The Ministry of Corporate Affairs (MCA) will release norms that will allow Indian companies to list themselves on overseas stock markets without having to list them in India first, Livemint reported. Unnamed officials told the publication that the ministry is close to releasing a draft report on proposed changes to the Foreign Exchange Management Act (FEMA), Income Tax Act and Companies Act.
The move could help India companies, especially start-ups, raise money in international markets. Currently, companies incorporated in India cannot get listed on foreign stock exchanges if they haven’t done so first in India. The report took the example of MakeMyTrip which had to incorporate itself in Mauritius so that it could list itself on US-based Nasdaq in 2010 without first going public in India.
An official told Livemint that the ministry is in favour of allowing listing in only key “permissible jurisdictions” that have strong anti-money laundering norms, KYC norms and complaint with the Financial Action Task Force (FATF).
Earlier in May, as part of the a COVID-19 pandemic economic relief package, Finance Minister Nirmala Sitharaman had announced various reforms to improve “ease of doing” business for corporates in the country. This included the decision to allow pubic companies in India to list securities directly in certain permissible foreign jurisdictions.
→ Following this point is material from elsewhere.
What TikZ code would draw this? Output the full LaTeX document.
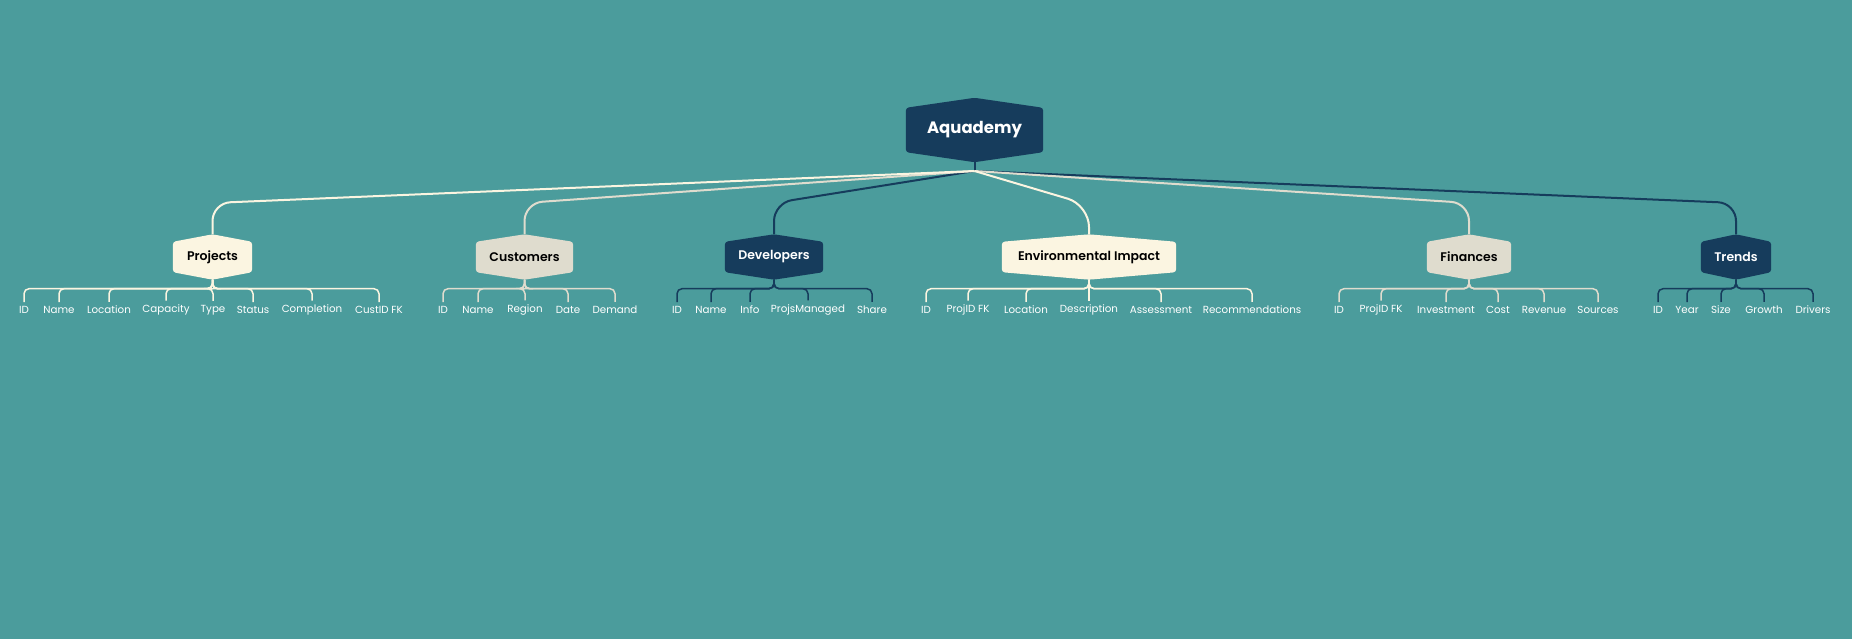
\documentclass[tikz,border=0pt]{standalone}
\usepackage{fontspec}
\setmainfont{Poppins}
\newfontfamily\semibold{Poppins SemiBold}
\usetikzlibrary{backgrounds}
\definecolor{bgteal}{HTML}{4B9C9C}
\definecolor{navy}{HTML}{163C5C}
\definecolor{cream}{HTML}{FBF5E1}
\definecolor{sand}{HTML}{DFDCCE}
\newcommand{\hexfill}[3]{%
\begin{pgfonlayer}{background}
\fill[#2,rounded corners=3pt] (#1.north west) -- ([yshift=#3]#1.north) -- (#1.north east) -- (#1.south east) -- ([yshift=-#3]#1.south) -- (#1.south west) -- cycle;
\end{pgfonlayer}}
\begin{document}
\begin{tikzpicture}[x=1pt,y=1pt,
  rootbox/.style={inner sep=0pt,minimum width=137pt,minimum height=44pt,font=\fontsize{16.5}{20}\selectfont\bfseries,text=white},
  tablebox/.style={inner sep=0pt,minimum height=30pt,font=\fontsize{12.5}{15}\semibold},
  leaf/.style={inner sep=1pt,text=white,font=\fontsize{10.3}{12}\selectfont},
  link/.style={line width=2pt,rounded corners=18pt},
  twig/.style={line width=1.5pt,rounded corners=5pt}]

\begin{pgfonlayer}{background}
\fill[bgteal] (0,0) rectangle (1852,-639);
\end{pgfonlayer}
\useasboundingbox (0,0) rectangle (1852,-639);

\node[rootbox] (root) at (974.5,-130) {Aquademy};
\hexfill{root}{navy}{10pt}
\coordinate (root-b) at ([yshift=-10pt]root.south);
\coordinate (hub) at (974.5,-171);
\coordinate (bend) at (0,-203);
\draw[line width=2pt,navy] (root-b) -- (hub);

\node[tablebox,minimum width=79pt] (proj) at (212.5,-257) {Projects};
\node[tablebox,minimum width=97pt] (cust) at (524.5,-257) {Customers};
\node[tablebox,minimum width=98pt,text=white] (dev) at (774,-257) {Developers};
\node[tablebox,minimum width=174pt] (env) at (1089,-257) {Environmental Impact};
\node[tablebox,minimum width=84pt] (fin) at (1469,-257) {Finances};
\node[tablebox,minimum width=70pt,text=white] (trend) at (1736,-257) {Trends};
\hexfill{proj}{cream}{7.5pt}
\hexfill{cust}{sand}{7.5pt}
\hexfill{dev}{navy}{7.5pt}
\hexfill{env}{cream}{7.5pt}
\hexfill{fin}{sand}{7.5pt}
\hexfill{trend}{navy}{7.5pt}

\draw[link,navy] (hub) -- (dev |- bend) -- ([yshift=7.5pt]dev.north);
\draw[link,navy] (hub) -- (trend |- bend) -- ([yshift=7.5pt]trend.north);
\draw[link,sand] (hub) -- (cust |- bend) -- ([yshift=7.5pt]cust.north);
\draw[link,sand] (hub) -- (fin |- bend) -- ([yshift=7.5pt]fin.north);
\draw[link,cream] (hub) -- (proj |- bend) -- ([yshift=7.5pt]proj.north);
\draw[link,cream,rounded corners=22pt] (hub) -- ([yshift=-2pt]env |- bend) -- ([yshift=7.5pt]env.north);

\foreach \t/\x [count=\i] in {ID/24,Name/59,Location/109,Capacity/166,Type/213,Status/253,Completion/312,CustID FK/379}{
  \node[leaf] (proj\i) at (\x,-310) {\t};
  \draw[twig,cream] ([yshift=-7.5pt]proj.south) -- ++(0,-9) -| ([yshift=3pt]proj\i.north);
}
\foreach \t/\x [count=\i] in {ID/443,Name/478,Region/525,Date/568,Demand/615}{
  \node[leaf] (cust\i) at (\x,-310) {\t};
  \draw[twig,sand] ([yshift=-7.5pt]cust.south) -- ++(0,-9) -| ([yshift=3pt]cust\i.north);
}
\foreach \t/\x [count=\i] in {ID/677,Name/711,Info/750,ProjsManaged/808,Share/872}{
  \node[leaf] (dev\i) at (\x,-310) {\t};
  \draw[twig,navy] ([yshift=-7.5pt]dev.south) -- ++(0,-9) -| ([yshift=3pt]dev\i.north);
}
\foreach \t/\x [count=\i] in {ID/926,ProjID FK/968,Location/1026,Description/1089,Assessment/1161,Recommendations/1252}{
  \node[leaf] (env\i) at (\x,-310) {\t};
  \draw[twig,cream] ([yshift=-7.5pt]env.south) -- ++(0,-9) -| ([yshift=3pt]env\i.north);
}
\foreach \t/\x [count=\i] in {ID/1339,ProjID FK/1381,Investment/1446,Cost/1498,Revenue/1544,Sources/1598}{
  \node[leaf] (fin\i) at (\x,-310) {\t};
  \draw[twig,sand] ([yshift=-7.5pt]fin.south) -- ++(0,-9) -| ([yshift=3pt]fin\i.north);
}
\foreach \t/\x [count=\i] in {ID/1658,Year/1687,Size/1721,Growth/1764,Drivers/1813}{
  \node[leaf] (trend\i) at (\x,-310) {\t};
  \draw[twig,navy] ([yshift=-7.5pt]trend.south) -- ++(0,-9) -| ([yshift=3pt]trend\i.north);
}
\end{tikzpicture}
\end{document}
However, this particular reform had already been incorporated into the Companies Act (Amendment) Bill, 2020 that was introduced in the Lok Sabha on March 17, 2020. It is yet to be enacted.
Move first proposed by SEBI in 2018
The proposal for direct listing of Indian companies in overseas markets was first made by an expert committee of the Securities and Exchange Board (SEBI) in 2018.
- How it can help India companies: The committee said that by listing on foreign stock exchanges, Indian companies would increase their competitiveness to global players. It said Indian companies would be able to tap into an alternate source of capital, and ultimately a better valuation.
- SEBI suggested listing only in “permissible jurisdictions”: The SEBI committee recommended that a framework be prepared wherein India companies could be listed only on “permissible jurisdictions” — which are located in jurisdictions that have treaty obligations to share information and cooperate with India authorities in the event of any investigation. Such a jurisdiction, it said, would be a member of the Board of International Organisation of Securities Commissions (IOSCO). Financial Action Task Force (FATF) and any other jurisdiction that may be notified by the Central government after consulting with SEBI or other regulatory authorities.
The committee also proposed the opposite — listing companies incorporated overseas to list themselves in India. It specially spoke of “leading Indian technology and internet companies” that are domiciled overseas, and hence were unable to list their securities on Indian stock exchanges.
‘Step in the right direction’
“The government’s proposed legislation to allow overseas listing of unlisted companies is a welcome move, and a step in the right direction. This would allow access to alternate means of capital and help attract better valuation and brand awareness for Indian companies,” Rajan Anandan, Managing Director, Sequoia Capital India told MediaNama. He added that the move would put many Indian companies on the global map, boost their attractiveness for top talent, while making the Indian economy more competitive.